People often ask me what my favorite AWS service is (generally S3, EFS, Systems Manager, or IAM depending upon the day or my mood), but I virtually never get asked about the inverse: what’s the AWS service I despise most of all?

Maybe people are scared of the answer. Maybe they think that it’s going to cause me to come into conflict with their view of the world. Alternately, perhaps people think they can guess the answer. Maybe it’s the Managed NAT Gateway? Nope. I dislike its pricing intensely but it’s an incredibly useful service from a functionality perspective. I sure gave MemoryDB a very hard time when it launched — but no, that was simply a weak launch to general availability that came too soon for a service that’s rapidly improving past its Day One experience. My impression has improved markedly. The service I detest has no planned feature release that will change my opinion, no pricing change that makes it suddenly something I wholeheartedly endorse.

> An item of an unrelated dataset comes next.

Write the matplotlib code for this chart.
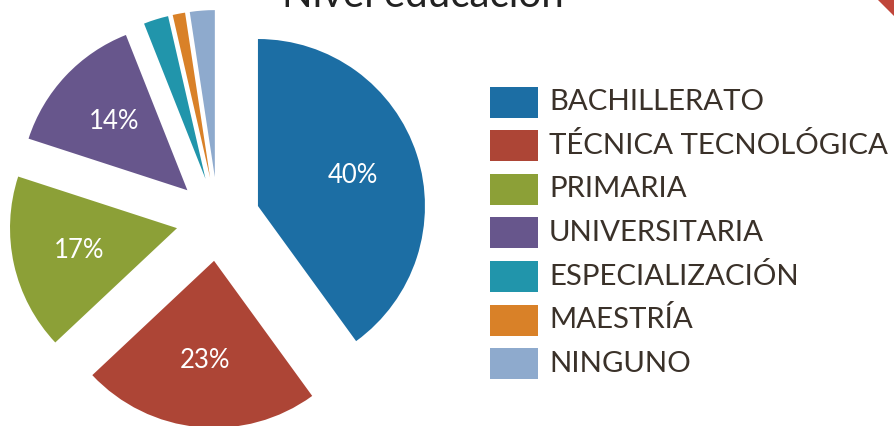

You can pick any service from AWS’s service list — any service at all, and you’d be wrong, because the service I like the least doesn’t appear on any of them. In fact, most people have never heard of it.

It’s called “Isengard.”

What on Middle Earth am I talking about?

Isengard has been named and described semi-frequently by Amazonians in open forums, but rarely in easily citable forms. Chalk talks at re:Invent, informal conversations with Amazonians, and periodic GitHub commits or issues from current or former Amazonians name it, but always in ways that imply it’s an NDA breach, or something that’s not to be spoken about too loudly for whatever reason. That’s okay; I’m not here to tell anyone’s secrets. Instead, to describe it I’m going to cite an article in Protocol that harangues Amazon’s attempts to crack the gaming market:

For example, internal AWS accounts are known as Isengard accounts, after the fortress in “The Lord of the Rings” eventually controlled by the corrupted wizard Saruman. When internal game development teams use Isengard accounts, they must pay (via internal accounting) the same rates for AWS compute cycles that outside retail customers pay, according to people close to the teams.

Completely ignoring at least one significant factual error in that citation, “Isengard” is effectively how AWS accounts are provisioned and managed internally. (Well, one way. There’s at least one other system that is out of scope for the point I’m making.)

Wait, why do I hate an internal AWS service?

You might expect me to launch into a blistering critique about what’s wrong with the service from a functional perspective. Not so! By most accounts it’s a fine service that handles things super well for AWS’s needs. It even (in a radical departure for an Amazon service) has an awesome name! My problem is explicitly and entirely that it’s an AWS internal service.

This may be news to some of you, but I do not work at AWS, nor have I ever. As such, I’ve never used Isengard, nor read its documentation. I have no idea where it starts or stops, how wonderful or horrible its user experience is, or any of the normal things I use to determine where I stand on a given service. Based upon rumor, I’m inclined to think that it’s rather excellent.

The fact that it’s the internal service used to provision AWS accounts means that AWS engineers building AWS are insulated from the way that the rest of the world manages AWS accounts–or should I say, ways. They don’t have to deal in the same way with AWS Organizations or Landing Zones or Control Tower or AWS SSO (an absolute hidden gem of a service, by the way). And that’s the crux of my beef with the service.

Managing multiple AWS accounts is simultaneously obnoxious and necessary. They are hard boundaries for access, budgetary responsibility, organizational boundaries, service limits, and many more things. AWS Control Tower is improving but it’s still painful, as well as not generally recommended for enterprises at large scale. AWS Organizations requires a lot of fiddly work to do governance well. What’s worse is that AWS accounts are one-way doors that you don’t realize you’re walking through at the time you set out down that path. I consider myself pretty well informed about AWS best practices and architectures, and I still have a “legacy” AWS account in my organization that was created in late 2016. Migrating resources out of an AWS account is super hard!

It’s very clear that AWS has internal tooling optimized for the things Isengard cares about. The problem is that AWS isn’t the only company by far that has to care about those things.

These aren’t problems unique to AWS as a company.

Every company with an even moderately sophisticated AWS account structure has to worry about the same challenges that Isengard almost certainly addresses.

Every company has to provision new accounts and then deprovision them after an experiment or project ends. Every company has to build a security model that every new account has to conform to. Every company has to make a service in one AWS account work well with a second, third, or fortieth AWS account. Every company has to manage the resulting sprawl from these and many more requirements, and do so effectively.

It’s clear that AWS has not only solved that problem via some internal tooling, but has implemented it in such a way that the AWS engineers building services internally have almost all of this complexity abstracted away from them in a way that serves as a significant departure from the customer experience.

And that is why I hate Isengard. I want to either see Isengard released as the AWS service customers can and should use to manage their AWS estates, or else see it shut down and force the various AWS service teams to gargle their own champagne by using the same account management tooling that the rest of the world has to deal with.